Certainly this analysis is subject to some important limitations. First, since the H&H Study did not measure HIV transmission directly (and it is hard to know how this could ever directly be achieved), it was necessary to estimate HIV infections averted. Still, our estimates were based on the epidemiologic literature and were conservative in our choice of parameter values. Second, we used results from the as-treated analysis, rather than the intent-to-treat analysis, so we cannot definitively establish a causal relationship between housing status and our outcomes of interest. Third, our estimate of Qta is based on a rapidly growing and emerging literature on the effects of HIV treatments on survival and quality of life for persons living with HIV; certainly work on the “true” underlying value of this parameter will and must unfold in the years ahead. However, our approach to estimating this parameter was also conservative. Fourth, we made some simplifying assumptions such as omitting estimation of all secondary transmissions from currently HIV seronegative partners. These simplifying assumptions were all conservative and tended to bias against the Housing and Health intervention with one possible exception and that is the assumption that persons with no detectable viral load would transmit to HIV seronegative partners. Clearly, it is theoretically possible for transmissions to occur even with undetectable viral load, but it would appear that the percentage of such occurrences would be low. Because the effect of this assumptions “acts” through parameter A, the threshold analysis for A provides some reassurance that even if there is a small chance of transmission at undetectable viral load, the base case result is likely sufficiently robust to accommodate such a small change.

It cannot be assumed that the study participants are representative of all homeless or unstably housed PLWHA in the United States. In fact, recruitment through HIV service organizations resulted in a sample that was initially better connected to medical and social services than would have been the case had the sample been assembled using other selection criteria recruitment methods (e.g., street-based recruiting methods). For example, at baseline interview, over 90 % of the sample had seen an HIV primary medical care provider and was receiving case-management services. As other research has shown, engagement in medical care and supportive services is associated with reductions in HIV risk behaviors. Thus the prevention ‘return on investment’ of addressing housing needs among homeless persons less integrated into the HIV care system may be greater.

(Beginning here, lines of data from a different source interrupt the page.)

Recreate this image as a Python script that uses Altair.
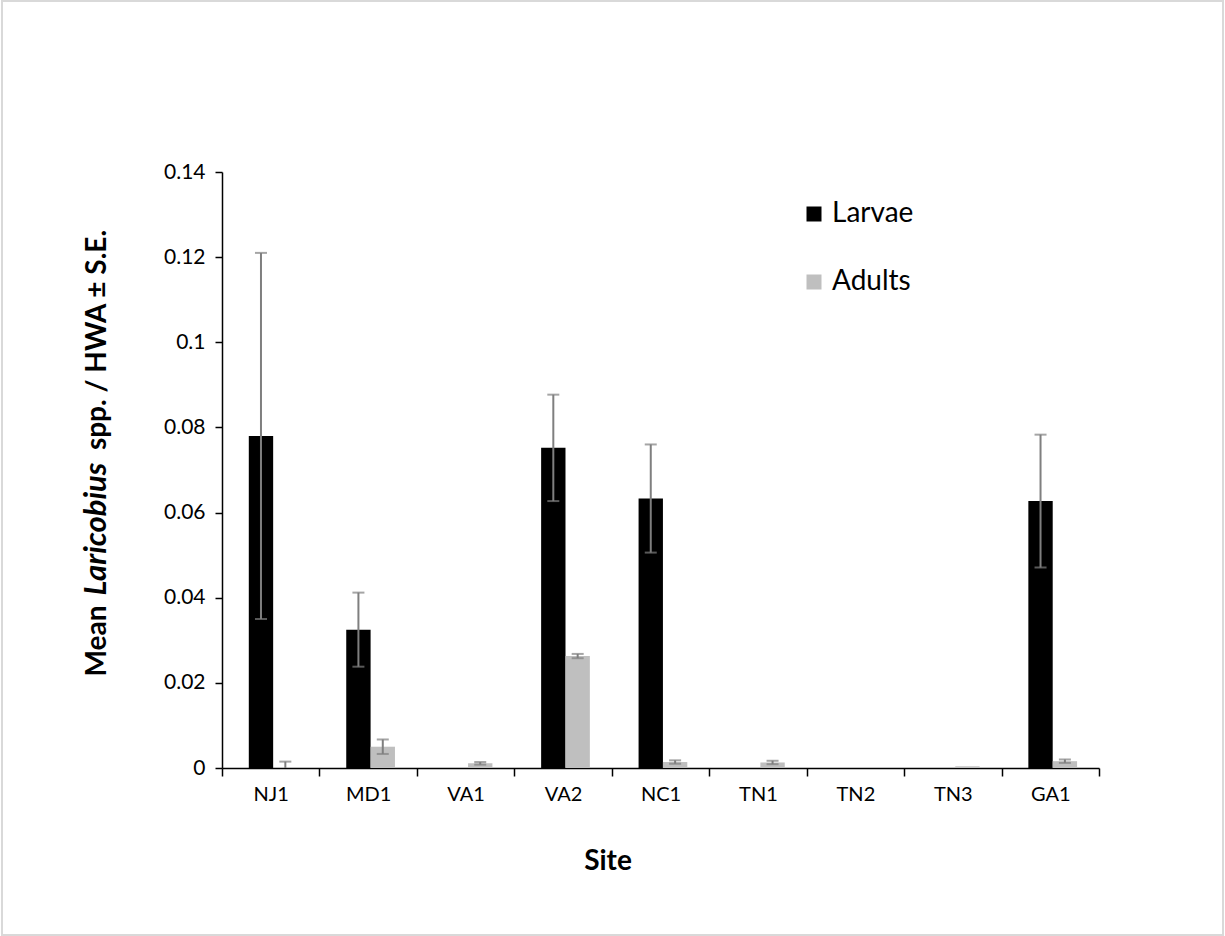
import altair as alt
import pandas as pd

sites = ["NJ1", "MD1", "VA1", "VA2", "NC1", "TN1", "TN2", "TN3", "GA1"]
stages = ["Larvae", "Adults"]
larvae_mean = [0.078, 0.0325, 0.0, 0.0752, 0.0633, 0.0, 0.0, 0.0, 0.0627]
larvae_se = [0.043, 0.0087, 0.0, 0.0125, 0.0127, 0.0, 0.0, 0.0, 0.0156]
adults_mean = [0.0, 0.005, 0.0011, 0.0263, 0.0014, 0.0013, 0.0, 0.0004, 0.0016]
adults_se = [0.0015, 0.0017, 0.0003, 0.0005, 0.0004, 0.0004, 0.0, 0.0, 0.0004]
y_ticks = [0, 0.02, 0.04, 0.06, 0.08, 0.1, 0.12, 0.14]

rows = []
for i, s in enumerate(sites):
    rows.append(dict(site=s, stage="Larvae", mean=larvae_mean[i], se=larvae_se[i]))
    rows.append(dict(site=s, stage="Adults", mean=adults_mean[i], se=adults_se[i]))
df = pd.DataFrame(rows)
df["lo"] = (df["mean"] - df["se"]).clip(lower=0)
df["hi"] = df["mean"] + df["se"]
err = df[df["se"] > 0]
lowcap = err[(err["mean"] - err["se"]) > 0]

W, H = 877, 596
FONT = "Lato"
ERR = "#7f7f7f"

x = alt.X("site:N", sort=sites,
          scale=alt.Scale(paddingInner=0, paddingOuter=0),
          axis=alt.Axis(title=None, tickBand="extent", labelAngle=0,
                        labelFont=FONT, labelFontSize=20, labelColor="black",
                        labelPadding=8, tickSize=8, tickColor="black", tickWidth=1.5,
                        domainColor="black", domainWidth=1.5))
xo = alt.XOffset("stage:N", sort=stages,
                 scale=alt.Scale(paddingInner=0, paddingOuter=1, align=0.55))
y_axis = alt.Axis(title=None, values=y_ticks, format="~g", grid=False,
                  labelFont=FONT, labelFontSize=21, labelColor="black", labelPadding=10,
                  tickSize=7, tickColor="black", tickWidth=1.5,
                  domainColor="black", domainWidth=1.5)
yscale = alt.Scale(domain=[0, 0.14], nice=False)

bars = alt.Chart(df).mark_bar().encode(
    x=x, xOffset=xo,
    y=alt.Y("mean:Q", scale=yscale, axis=y_axis),
    color=alt.Color("stage:N", sort=stages,
                    scale=alt.Scale(domain=stages, range=["#000000", "#bfbfbf"]),
                    legend=alt.Legend(orient="none", legendX=578, legendY=28, title=None,
                                      symbolType="square", symbolSize=225,
                                      symbolStrokeWidth=0, labelFont=FONT,
                                      labelFontSize=28, labelColor="black",
                                      rowPadding=40, labelOffset=4)),
)

rules = alt.Chart(err).mark_rule(color=ERR, strokeWidth=2).encode(
    x=x, xOffset=xo, y=alt.Y("lo:Q", scale=yscale), y2="hi:Q")
caps_hi = alt.Chart(err).mark_tick(orient="horizontal", size=12, thickness=2, color=ERR).encode(
    x=x, xOffset=xo, y=alt.Y("hi:Q", scale=yscale))
caps_lo = alt.Chart(lowcap).mark_tick(orient="horizontal", size=12, thickness=2, color=ERR).encode(
    x=x, xOffset=xo, y=alt.Y("lo:Q", scale=yscale))

one = alt.Data(values=[{}])
border = alt.Chart(one).mark_rect(fillOpacity=0, stroke="#d9d9d9", strokeWidth=2).encode(
    x=alt.value(-220), x2=alt.value(W + 124), y=alt.value(-171), y2=alt.value(H + 167))

def label(text, xp, yp, align, size, italic=False, angle=0, baseline="middle"):
    return alt.Chart(one).mark_text(
        text=text, font=FONT, fontSize=size, fontWeight="bold",
        fontStyle="italic" if italic else "normal", align=align,
        baseline=baseline, angle=angle, color="black",
    ).encode(x=alt.value(xp), y=alt.value(yp))

ytx = 106 - 222
t_mean = label("Mean", ytx, 641 - 172, "center", 28, angle=270, baseline="alphabetic")
t_lar = label("Laricobius", ytx, 529 - 172, "center", 31, italic=True, angle=270, baseline="alphabetic")
t_rest = label("spp. / HWA ± S.E.", ytx, 340 - 172, "center", 28, angle=270, baseline="alphabetic")
t_site = label("Site", 608 - 222, 862 - 172, "center", 28)

chart = alt.layer(border, bars, rules, caps_hi, caps_lo, t_mean, t_lar, t_rest, t_site).properties(
    width=W, height=H,
    padding={"left": 222, "top": 172, "right": 126, "bottom": 168},
    autosize=alt.AutoSizeParams(type="none"),
    background="white",
).configure_view(stroke=None)

chart.save("out.html", embed_options={"renderer": "svg", "actions": False})
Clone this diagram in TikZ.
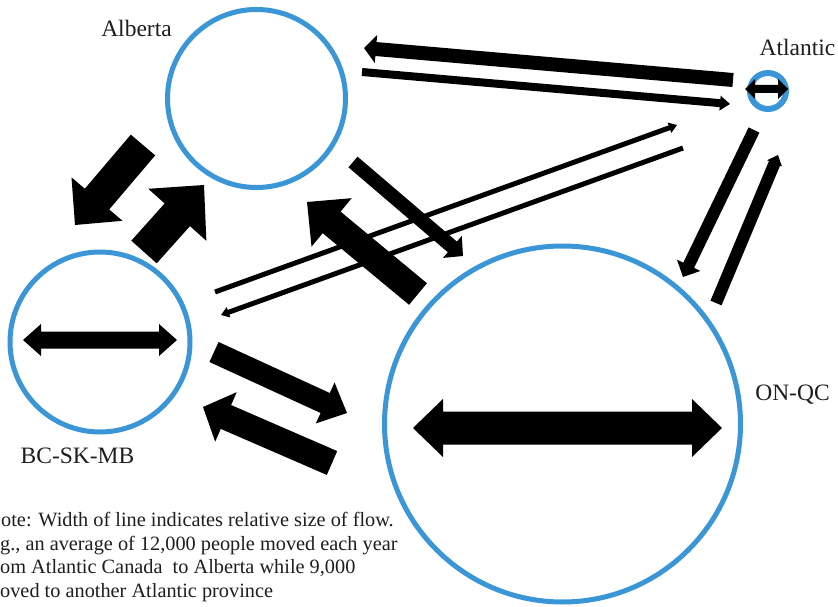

Though not the main point of the analysis presented here, our work provides some interesting insights as to the HIV transmission rate for persons provided housing compared to persons who are not. The best current published estimate of the HIV transmission rate (incidence divided by prevalence times 100) for persons aware that they are living with HIV is 2.7 (i.e., 2.7 HIV transmissions per 100 people aware that they are living with HIV per year) [33]. Here the calculations for parameter A can be interpreted as estimating the transmission rate for persons aware that they are living with HIV and receiving housing to be 5.4, and persons aware that they are living with HIV but experiencing homelessness to be 7.0. While these are clearly estimates with some uncertainty, they do provide another way of quantifying the relatively high rates of HIV transmission among persons who are now or have recently experienced instability of housing. Although the Housing and Health Study did not find that stable housing led to a significant decrease in unprotected sex with serostatus discordant partners, the sexual behavior of people living with HIV who experience homelessness or housing instability puts them at greater risk of HIV transmission.

Based on the analysis above, it appears that the HIV-related housing services meet generally accepted standards for determining cost-effectiveness of medical and public health services. This is true even in conservative analyses, and threshold analyses indicate that the results are reasonably robust to uncertainty in the two parameters most difficult to estimate.